Lockout at Jean Coutu
Categories: Canada, Union Question
This article was published in:
ICP Leaflet in Quebec Oct. 2020
Lockout at the distribution center
The 680 workers at the Jean Coutu Drugstores distribution center, located in Varennes, Quebec have been without an employment contract since December 31, 2019. On September 24th, they faced closed doors as the employer decided to end negotiations using a lockout to try to undermine the morale of the workers. The Jean Coutu Pharmacy Warehouse Workers Union (CSN) deplores this contemptuous maneuver by senior management since the employees were ready to negotiate and a conciliator had even been added to the file to facilitate the process.
Among other things, the workers at the center are concerned about the call for subcontracting and the non-respect of seniority clauses since the Pharmacies Brunet joined the Jean Coutu “family”. And for good reason, the era is one of multiple work restructurings, of cheap jobs and a decline in the living conditions of the proletariat as a whole, the class that works and produces social wealth. They would like to sell us all the idea of bracelets in order to track us down, like at Amazon, where this bourgeois bureaucracy is today experimenting with ever more sophisticated methods of exploitation.
The lockout, this employer violence
While today all workers can no longer even use the strike as a means of pressure, with decrees and other special laws coming out of the government’s pockets as soon as shareholders’ profits are attacked, the bosses can still legally use the lockout to break our movement. Indeed, it is the right of capital to use its employees as it sees fit. For example, in 2018, the Bécancour aluminum smelter did the same thing with its workers for 18 months, pushing them into misery and financial stress. How do we escape?
The problem of corporatist unionism and regime unions
Nowadays, trade union centers are increasingly becoming bodies of employer co-management. They are called regime unions because they collaborate with the employers to preserve the health of the national economies and the capitalist regime. Also, despite the good will of the union locals and their leaders to lead the struggles in order to make gains, these unions unfortunately come up against a structure that does not favor our social class, let alone the struggle. We are thus grappling with the bourgeois legal structure, its laws, its decrees and especially its financial interests which it tries to protect at all costs. Thus, this legal – and trade union – structure confines us to carrying out our struggles in isolation. For example, two neighboring factories, which would fall into struggle at the same time, will lead the struggle each on their own side. Two different factories, two different labor contracts, two different struggles, sometimes even at the same time? This is the reason why workers are unable to protect their working and living conditions.

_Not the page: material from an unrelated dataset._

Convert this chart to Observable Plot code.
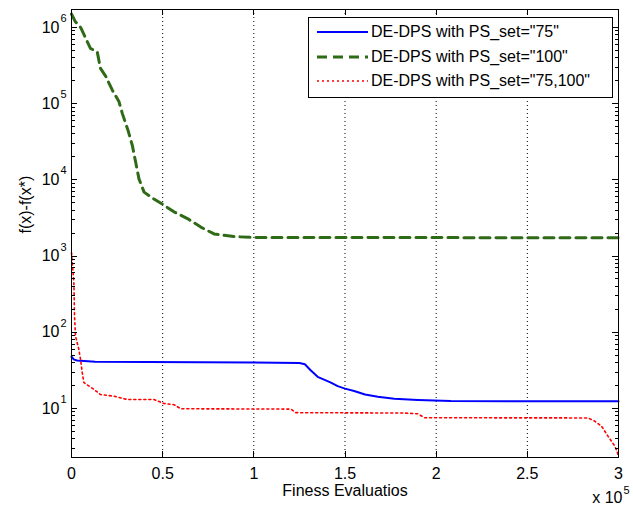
<!DOCTYPE html>
<html>
<head>
<meta charset="utf-8">
<script src="https://cdn.jsdelivr.net/npm/d3@7"></script>
<script src="https://cdn.jsdelivr.net/npm/@observablehq/plot@0.6"></script>
<style>
  html, body { margin: 0; padding: 0; background: #fff; }
</style>
</head>
<body>
<div id="chart"></div>
<script>
// ---- data ----
const seriesNames = ['DE-DPS with PS_set="75"', 'DE-DPS with PS_set="100"', 'DE-DPS with PS_set="75,100"'];

const evals75 = [0, 1200, 3000, 13000, 100000, 125000, 128000, 131000, 135000, 142000, 146000, 150000, 155000, 161000, 168000, 177000, 190000, 208000, 300000];
const f75     = [48, 44, 42.5, 41, 40, 39.5, 38, 32, 26, 22, 19.6, 18.2, 16.9, 15.2, 14.2, 13.4, 12.9, 12.5, 12.4];

const evals100 = [0, 2000, 5000, 10400, 14100, 15900, 18700, 22400, 26000, 27900, 31200, 33400, 35200, 37000, 39800, 45200, 49800, 56200, 63600, 70900, 78200, 89000, 100000, 300000];
const f100     = [1.5e6, 1.2e6, 1.0e6, 5.3e5, 4.8e5, 2.9e5, 2.3e5, 1.5e5, 1.07e5, 7.4e4, 4.3e4, 2.8e4, 1.7e4, 1.03e4, 6.9e3, 5.6e3, 4.8e3, 3.8e3, 3.1e3, 2.4e3, 1.95e3, 1.8e3, 1.75e3, 1.74e3];

const evals75100 = [0, 1300, 1650, 2200, 4000, 4950, 5900, 6800, 12300, 15900, 23200, 30600, 45200, 50700, 56200, 59900, 120300, 123000, 182600, 190000, 193600, 283300, 287000, 290700, 294300, 298000, 299500, 300000];
const f75100     = [1100, 450, 163, 89, 60, 44, 29.5, 21.8, 17.8, 15.2, 14.5, 13.1, 13.1, 11.6, 11.2, 9.9, 9.8, 8.8, 8.7, 8.5, 7.55, 7.5, 6.8, 5.85, 4.3, 3.2, 2.6, 2.3];

const xTicks = [0, 50000, 100000, 150000, 200000, 250000, 300000];
const yDomain = [2.27, 1.72e6];
const yMajor = [10, 100, 1000, 10000, 100000, 1000000];
const xLabel = "Finess Evaluatios";
const yLabel = "f(x)-f(x*)";
const xExpBase = "x 10";
const xExp = "5";

// ---- build tables ----
const toRows = (xs, ys) => xs.map((x, i) => ({x, y: ys[i]}));
const s75 = toRows(evals75, f75);
const s100 = toRows(evals100, f100);
const s75100 = toRows(evals75100, f75100);
const yMinor = d3.scaleLog().domain(yDomain).ticks().filter(v => !yMajor.includes(v));

const W = 633, H = 510, ML = 71, MR = 15, MT = 9, MB = 53;
const ink = "#000";
const colors = ["#0000ff", "#2f6b16", "#ff0000"];

const chart = Plot.plot({
  width: W,
  height: H,
  marginLeft: ML,
  marginRight: MR,
  marginTop: MT,
  marginBottom: MB,
  style: {background: "#fff", fontFamily: "'Liberation Sans', Arial, Helvetica, sans-serif", fontSize: "16px", color: "#000"},
  x: {domain: [0, 300000]},
  y: {type: "log", domain: yDomain, axis: null},
  marks: [
    // dotted vertical grid
    Plot.ruleX(xTicks, {stroke: ink, strokeDasharray: "1,3", strokeWidth: 1}),
    // series
    Plot.line(s100, {x: "x", y: "y", stroke: colors[1], strokeWidth: 3, strokeDasharray: "10,6"}),
    Plot.line(s75, {x: "x", y: "y", stroke: colors[0], strokeWidth: 2}),
    Plot.line(s75100, {x: "x", y: "y", stroke: colors[2], strokeWidth: 1.6, strokeDasharray: "2,3"}),
    // frame
    Plot.frame({stroke: ink, strokeWidth: 1}),
    // x axis labels
    Plot.axisX({ticks: xTicks, tickFormat: d => String(d / 1e5), tickSize: 0, tickPadding: 10, fontSize: 16, label: null}),
    // y axis labels 10^k
    Plot.text(yMajor, {y: d => d, text: () => "10", frameAnchor: "left", textAnchor: "end", dx: -12, fontSize: 16, fill: ink}),
    Plot.text(yMajor, {y: d => d, text: d => String(Math.round(Math.log10(d))), frameAnchor: "left", textAnchor: "start", dx: -11, dy: -9, fontSize: 11, fill: ink}),
    // axis titles
    Plot.text([xLabel], {text: d => d, frameAnchor: "bottom", dy: 38, fontSize: 16, fill: ink}),
    Plot.text([yLabel], {text: d => d, frameAnchor: "left", dx: -46, rotate: -90, fontSize: 16, fill: ink}),
    Plot.text([xExpBase], {text: d => d, frameAnchor: "bottom-right", textAnchor: "end", dx: 4, dy: 45, fontSize: 16, fill: ink}),
    Plot.text([xExp], {text: d => d, frameAnchor: "bottom-right", textAnchor: "start", dx: 5, dy: 36, fontSize: 11, fill: ink})
  ]
});

document.getElementById("chart").appendChild(chart);

const svgEl = chart.tagName.toLowerCase() === "svg" ? chart : chart.querySelector("svg");
const svgSel = d3.select(svgEl);
const sx = chart.scale("x"), sy = chart.scale("y");
const frameLeft = ML, frameRight = W - MR, frameTop = MT, frameBottom = H - MB;

// inward ticks on all four sides, placed through Plot's scales
const tg = svgSel.append("g").attr("stroke", ink).attr("stroke-width", 1).attr("shape-rendering", "crispEdges");
xTicks.forEach(v => {
  const px = Math.round(sx.apply(v)) + 0.5;
  tg.append("line").attr("x1", px).attr("x2", px).attr("y1", frameBottom).attr("y2", frameBottom - 6);
  tg.append("line").attr("x1", px).attr("x2", px).attr("y1", frameTop).attr("y2", frameTop + 6);
});
[[yMajor, 6], [yMinor, 3.5]].forEach(([vals, len]) => {
  vals.forEach(v => {
    const py = Math.round(sy.apply(v)) + 0.5;
    tg.append("line").attr("x1", frameLeft).attr("x2", frameLeft + len).attr("y1", py).attr("y2", py);
    tg.append("line").attr("x1", frameRight).attr("x2", frameRight - len).attr("y1", py).attr("y2", py);
  });
});

// legend box inside the axes (top right)
const lg = svgSel.append("g").attr("text-anchor", "start");
lg.append("rect").attr("x", 308.5).attr("y", 17.5).attr("width", 304).attr("height", 80)
  .attr("fill", "#fff").attr("stroke", ink).attr("stroke-width", 1);
const dashes = [null, "10,6", "2,3"];
const widths = [2, 3, 1.6];
const rowY = [32, 57, 81];
seriesNames.forEach((name, i) => {
  const line = lg.append("line").attr("x1", 317).attr("x2", 368).attr("y1", rowY[i]).attr("y2", rowY[i])
    .attr("stroke", colors[i]).attr("stroke-width", widths[i]);
  if (dashes[i]) line.attr("stroke-dasharray", dashes[i]);
  lg.append("text").attr("x", 371).attr("y", rowY[i]).attr("dy", "0.32em")
    .attr("text-anchor", "start").attr("font-size", 16).attr("fill", ink).text(name);
});
</script>
</body>
</html>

Solidarity, the workers’ only lever
The working class is numerically very large. It is the working class that produces the work on which the whole of human society is articulated, and it is therefore the working class alone that is essential. Those who manage production and profit are only parasites that gorge themselves on our blood. The bourgeoisie effectively forces the proletarians to overproduce and generate economic growth in order to create the wealth it monopolizes. This small class holds the means of production and reproduction of our work and it is this class that forces us all to destroy our environment and condemns us to exploitation and misery. Workers are the artisans of the world. The working class represents work – which is the center of our society – and therefore society as a whole. The whole of this class shares the same social interests, the same class interests; interests that are diametrically opposed to those of the bourgeoisie. It is therefore necessary for it to join forces and show solidarity. This is the only way it can have a real impact and make the bosses tremble. Whether it be all public sector workers, represented among others by teachers and nurses, daycare workers, grocery clerks, longshoremen and employees of the Jean Coutu pharmacy distribution center. The workers are in perpetual combat. When it’s not their workplace that is locked out, it’s their brothers and sisters at a local grocery store who are being harassed for taking two minutes too long on a lousy coffee break.
Don’t remain isolated and don’t rely only on your union executive to lead the struggle. Organize as an Autonomous base committee; seek the support of other struggling workers, other combative union locals or workers’ organizations like the Immigrant Workers Center, which recently fought alongside the employees of Dollarama ; also call on solidarity unions like the Industrial Workers of the World (IWW), which knows how to fight offensively and victoriously.
It is numbers and unity that are the real weapons of the workers in struggle.